First its incredible that taxi stands in Singapore have video capability. Second that a guy was paid to wear an orchid suit. Three that its sorta funny in a weird post modern way, LOL! And 4, you can turn it off!


----------



## kentuckiense (Nov 11, 2011)

That was strange and wonderful.


----------



## koshki (Nov 11, 2011)

Jay Leno's been pulling that same gag for years...talking photo booth, talking gas pump...


----------



## likespaphs (Nov 11, 2011)

that was silly


----------



## Heather (Nov 11, 2011)

Haha, that's awesome.

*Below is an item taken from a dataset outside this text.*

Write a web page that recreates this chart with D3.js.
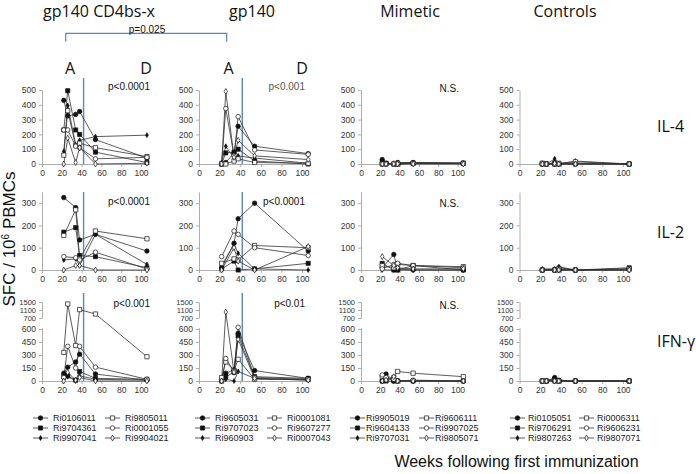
<!DOCTYPE html>
<html>
<head>
<meta charset="utf-8">
<script src="https://cdn.jsdelivr.net/npm/d3@7"></script>
<style>
  html, body { margin: 0; padding: 0; background: #fff; }
  svg { display: block; }
</style>
</head>
<body>
<script>
// ---------------- DATA ----------------
const weeks = [22, 26, 34, 38, 54, 106];
const groupTitles = ["gp140 CD4bs-x", "gp140", "Mimetic", "Controls"];
const cytokineLabels = ["IL-4", "IL-2", "IFN-\u03b3"];
const pIL4 = ["p<0.0001", "p<0.001", "N.S.", ""];
const pIL2 = ["p<0.0001", "p<0.0001", "N.S.", ""];
const pIFN = ["p<0.001", "p<0.01", "N.S.", ""];
const bracketLabel = "p=0.025";
const phaseLabels = ["A", "D"];
const blueLineWeek = 42;
const xTicks = [0, 20, 40, 60, 80, 100];
const yTicksIL4 = [0, 100, 200, 300, 400, 500];
const yTicksIL2 = [0, 100, 200, 300];
const yTicksIFNLow = [0, 150, 300, 450, 600];
const yTicksIFNHigh = [700, 1100, 1500];

const animalsCD4bs = ["Ri0106011", "Ri9704361", "Ri9907041", "Ri9805011", "Ri0001055", "Ri9904021"];
const animalsGp140 = ["Ri9605031", "Ri9707023", "Ri960903", "Ri0001081", "Ri9607277", "Ri0007043"];
const animalsMimetic = ["Ri9905019", "Ri9604133", "Ri9707031", "Ri9606111", "Ri9907025", "Ri9805071"];
const animalsControls = ["Ri0105051", "Ri9706291", "Ri9807263", "Ri0006311", "Ri9606231", "Ri9807071"];

// values per animal at the weeks above (null = not measured)
const il4CD4bs = [
  [430, 325, 335, 355, 165, 40],
  [230, 495, 230, 200, 80, 10],
  [85, 395, 130, 160, 185, 195],
  [60, 360, 125, 140, 110, 50],
  [230, 230, 120, 110, 35, 45],
  [0, 175, 10, 110, 0, 5]
];
const il2CD4bs = [
  [325, null, 280, 135, 160, 85],
  [170, null, 190, 65, 60, 10],
  [45, null, 50, 20, 160, 25],
  [155, null, 270, 50, 175, 140],
  [60, null, 55, 45, 80, 5],
  [0, null, 20, 20, 0, 0]
];
const ifnCD4bs = [
  [90, 160, 220, 310, 80, 10],
  [50, 60, 10, 110, 30, 20],
  [20, 50, 0, 60, 20, 10],
  [330, 1400, 410, 1120, 900, 280],
  [40, 400, 150, 400, 160, 20],
  [0, 100, 10, 40, 0, 0]
];
const il4Gp140 = [
  [5, 10, 75, 255, 120, 70],
  [0, 75, 80, 100, 20, 0],
  [10, 120, 40, 55, 40, 5],
  [0, 0, 20, 35, 10, 5],
  [5, 375, 55, 320, 95, 65],
  [0, 490, 45, 160, 55, 30]
];
const il2Gp140 = [
  [10, null, 120, 230, 300, 85],
  [5, null, 40, 0, 5, 30],
  [20, null, 115, 75, 5, 0],
  [30, null, 50, 45, 110, 100],
  [60, null, 175, 160, 100, 65],
  [0, null, 100, 40, 0, 105]
];
const ifnGp140 = [
  [10, 90, 130, 550, 120, 30],
  [0, 50, 100, 520, 50, 30],
  [20, 20, 0, 110, 30, 10],
  [40, 220, 120, 250, 20, 20],
  [0, 260, 110, 620, 40, 20],
  [0, 1000, 100, 480, 30, 10]
];
const il4Mimetic = [
  [30, 5, 0, 10, 10, 5],
  [10, 5, 0, 0, 5, 5],
  [5, 0, 0, 5, 10, 5],
  [0, 0, 0, 0, 5, 5],
  [0, 0, 5, 5, 5, 5],
  [0, 0, 0, 0, 0, 0]
];
const il2Mimetic = [
  [10, null, 70, 0, 0, 0],
  [30, null, 0, 0, 20, 0],
  [0, null, 0, 5, 0, 0],
  [20, null, 10, 25, 20, 15],
  [5, null, 25, 30, 20, 10],
  [60, null, 20, 10, 5, 5]
];
const ifnMimetic = [
  [0, 80, 0, 0, 0, 0],
  [0, 0, 0, 0, 0, 0],
  [20, 30, 10, 5, 0, 0],
  [50, 20, 40, 110, 90, 50],
  [70, 40, 20, 0, 10, 0],
  [0, 10, 50, 0, 0, 0]
];
const il4Controls = [
  [5, 0, 10, 0, 5, 0],
  [0, 0, 0, 0, 0, 0],
  [0, 0, 35, 0, 20, 0],
  [5, 0, 0, 5, 15, 0],
  [0, 0, 0, 0, 0, 0],
  [0, 0, 5, 0, 0, 0]
];
const il2Controls = [
  [0, null, 0, 10, 0, 5],
  [0, null, 0, 0, 0, 10],
  [5, null, 5, 15, 0, 0],
  [0, null, 0, 5, 0, 5],
  [0, null, 0, 0, 0, 0],
  [0, null, 0, 0, 0, 0]
];
const ifnControls = [
  [0, 0, 40, 10, 0, 0],
  [0, 0, 20, 0, 0, 0],
  [0, 0, 30, 5, 0, 0],
  [0, 0, 0, 0, 0, 0],
  [0, 0, 0, 0, 0, 0],
  [0, 0, 0, 0, 0, 0]
];

// ---------------- BUILD ----------------
const groups = [
  { title: groupTitles[0], animals: animalsCD4bs, rows: [il4CD4bs, il2CD4bs, ifnCD4bs] },
  { title: groupTitles[1], animals: animalsGp140, rows: [il4Gp140, il2Gp140, ifnGp140] },
  { title: groupTitles[2], animals: animalsMimetic, rows: [il4Mimetic, il2Mimetic, ifnMimetic] },
  { title: groupTitles[3], animals: animalsControls, rows: [il4Controls, il2Controls, ifnControls] }
];
const pTexts = [pIL4, pIL2, pIFN];

const W = 696, H = 474;
const BLUE = "#5a85c3";
const sansA = "'Liberation Sans', Arial, sans-serif";
const sansT = "'Open Sans', sans-serif";

// layout
const colX0 = [42, 199, 361, 519.5];
const colX100 = [141, 302, 457.5, 623];
const titleX = [99, 252, 410, 565];
const legendX = [33, 195, 350, 510];
const legendTextOff = [20, 20, 16, 18];
const legendColOff = [72, 72, 69, 69];

const svg = d3.select("body").append("svg").attr("width", W).attr("height", H)
  .style("font-family", sansA);

// marker styles per series index
const markerDefs = [
  { type: d3.symbolCircle, size: 16, fill: "#111" },
  { type: d3.symbolSquare, size: 17, fill: "#111" },
  { type: d3.symbolDiamond, size: 7, fill: "#111" },
  { type: d3.symbolSquare, size: 18, fill: "#fff" },
  { type: d3.symbolCircle, size: 16, fill: "#fff" },
  { type: d3.symbolDiamond, size: 10, fill: "#fff" }
];

function rowScale(r) {
  if (r === 0) {
    const s = d3.scaleLinear().domain([0, 500]).range([164, 90]);
    return { f: v => s(v), axes: [{ scale: s, ticks: yTicksIL4, fs: 8.5 }], base: 164, top: 78, bottom: 164 };
  }
  if (r === 1) {
    const s = d3.scaleLinear().domain([0, 350]).range([270, 192]);
    return { f: v => s(v), axes: [{ scale: s, ticks: yTicksIL2, fs: 8.5 }], base: 270, top: 192, bottom: 270 };
  }
  const lo = d3.scaleLinear().domain([0, 615]).range([381, 381 - 52 * 615 / 600]);
  const hi = d3.scaleLinear().domain([700, 1500]).range([318, 302]);
  return {
    f: v => (v <= 650 ? lo(v) : hi(v)),
    axes: [{ scale: lo, ticks: yTicksIFNLow, fs: 8.5 }, { scale: hi, ticks: yTicksIFNHigh, fs: 7.5 }],
    base: 381, top: 293, bottom: 381
  };
}

groups.forEach((g, c) => {
  const x = d3.scaleLinear().domain([0, 108]).range([colX0[c], colX0[c] + (colX100[c] - colX0[c]) * 1.08]);

  // group title
  svg.append("text").attr("x", titleX[c]).attr("y", 17).attr("text-anchor", "middle")
    .style("font-family", sansT).style("font-size", "16px").attr("fill", "#111").text(g.title);

  for (let r = 0; r < 3; r++) {
    const rs = rowScale(r);
    const panel = svg.append("g");

    // x axis
    panel.append("g").attr("class", "xax").attr("transform", `translate(0,${rs.base})`)
      .call(d3.axisBottom(x).tickValues(xTicks).tickFormat(d3.format("d"))
        .tickSize(3).tickPadding(3).tickSizeOuter(0));
    panel.selectAll(".xax .tick text").style("font-size", "8.5px");
    // y axis/axes
    rs.axes.forEach(a => {
      const ya = panel.append("g").attr("transform", `translate(${colX0[c]},0)`)
        .call(d3.axisLeft(a.scale).tickValues(a.ticks).tickFormat(d3.format("d"))
          .tickSize(3).tickPadding(3).tickSizeOuter(0));
      ya.selectAll(".tick text").style("font-size", a.fs + "px");
    });
    panel.selectAll(".domain").attr("stroke", "#999").attr("stroke-width", 0.8);
    panel.selectAll(".tick line").attr("stroke", "#999").attr("stroke-width", 0.8);
    panel.selectAll(".tick text").attr("fill", "#333").style("font-family", sansA);

    // blue vertical line
    if (c < 2) {
      panel.append("line").attr("x1", x(blueLineWeek)).attr("x2", x(blueLineWeek))
        .attr("y1", rs.top).attr("y2", rs.bottom).attr("stroke", BLUE).attr("stroke-width", 1.4);
    }

    // series lines
    const data = g.rows[r];
    const line = d3.line().x(d => x(d.w)).y(d => rs.f(d.v));
    data.forEach((vals) => {
      const pts = vals.map((v, i) => ({ w: weeks[i], v: v })).filter(d => d.v !== null);
      panel.append("path").datum(pts).attr("d", line).attr("fill", "none")
        .attr("stroke", "#333").attr("stroke-width", 0.8);
    });
    data.forEach((vals, si) => {
      const m = markerDefs[si];
      const sym = d3.symbol().type(m.type).size(m.size);
      vals.forEach((v, i) => {
        if (v === null) return;
        panel.append("path").attr("d", sym())
          .attr("transform", `translate(${x(weeks[i])},${rs.f(v)})`)
          .attr("fill", m.fill).attr("stroke", "#111").attr("stroke-width", 0.7);
      });
    });

    // p-value text
    const pt = pTexts[r][c];
    if (pt) {
      const py = [90, 205, 307][r];
      const isNS = pt === "N.S.";
      panel.append("text").attr("x", isNS ? colX0[c] + 98 : colX0[c] + (c === 0 ? 108 : 106))
        .attr("y", isNS ? py + 2 : py).attr("text-anchor", "end")
        .style("font-size", "10px").attr("fill", c === 1 && r === 0 ? "#555" : "#111").text(pt);
    }
  }

  // A / D labels
  if (c < 2) {
    const x0 = [70, 228.5][c], x1 = [146, 302][c];
    [x0, x1].forEach((xx, k) => {
      svg.append("text").attr("x", xx).attr("y", 74).attr("text-anchor", "middle")
        .style("font-family", sansT).style("font-size", "16px").attr("fill", "#111").text(phaseLabels[k]);
    });
  }

  // legend
  g.animals.forEach((name, si) => {
    const col = si < 3 ? 0 : 1;
    const row = si % 3;
    const lx = legendX[c] + col * legendColOff[c];
    const ly = 418 + row * 10;
    const lg = svg.append("g");
    lg.append("line").attr("x1", lx).attr("x2", lx + 15).attr("y1", ly).attr("y2", ly)
      .attr("stroke", "#333").attr("stroke-width", 0.8);
    const m = markerDefs[si];
    lg.append("path").attr("d", d3.symbol().type(m.type).size(m.size)())
      .attr("transform", `translate(${lx + 7.5},${ly})`)
      .attr("fill", m.fill).attr("stroke", "#111").attr("stroke-width", 0.7);
    lg.append("text").attr("x", lx + legendTextOff[c]).attr("y", ly + 3.3)
      .style("font-size", "9px").attr("fill", "#222").text(name);
  });
});

// bracket
svg.append("path").attr("d", "M65.7,41.7 V33.3 H226.7 V41.7").attr("fill", "none")
  .attr("stroke", BLUE).attr("stroke-width", 1.2);
svg.append("text").attr("x", 147).attr("y", 33).attr("text-anchor", "middle")
  .style("font-size", "10px").attr("fill", "#111").text(bracketLabel);

// row labels
[131.5, 238, 347].forEach((yy, r) => {
  svg.append("text").attr("x", 657).attr("y", yy).style("font-family", sansT)
    .style("font-size", "16px").attr("fill", "#111").text(cytokineLabels[r]);
});

// y title
const yt = svg.append("text").attr("transform", "translate(15,239) rotate(-90)")
  .attr("text-anchor", "middle").style("font-size", "17px").attr("fill", "#111");
yt.append("tspan").text("SFC / 10");
yt.append("tspan").attr("dy", -6).style("font-size", "10px").text("6");
yt.append("tspan").attr("dy", 6).text(" PBMCs");

// x title
svg.append("text").attr("x", 516.5).attr("y", 467).attr("text-anchor", "middle")
  .style("font-size", "16px").attr("fill", "#111").text("Weeks following first immunization");
</script>
</body>
</html>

I could see John doing this in his kovachii suit.


----------



## Lint (Nov 11, 2011)

"Stop picking your nose, young lady!" :rollhappy:


----------



## SlipperFan (Nov 11, 2011)

I saw that a month or so ago -- didn't someone on this forum post it earlier???


----------



## mormodes (Nov 11, 2011)

LOL! "That is sooo 20 seconds ago."


----------



## SlipperKing (Nov 11, 2011)

OK, that had to be NYEric!


----------



## NYEric (Nov 12, 2011)

not me, but its cute.


----------



## Roth (Nov 12, 2011)

NYEric said:


> not me, but its cute.



Stop imagining this fellow dressed in a Cymbidium rectum suite please


----------



## NYEric (Nov 12, 2011)

Roth said:


> Stop imagining this fellow dressed in a Cymbidium rectum suite please




Not me and not cute!


----------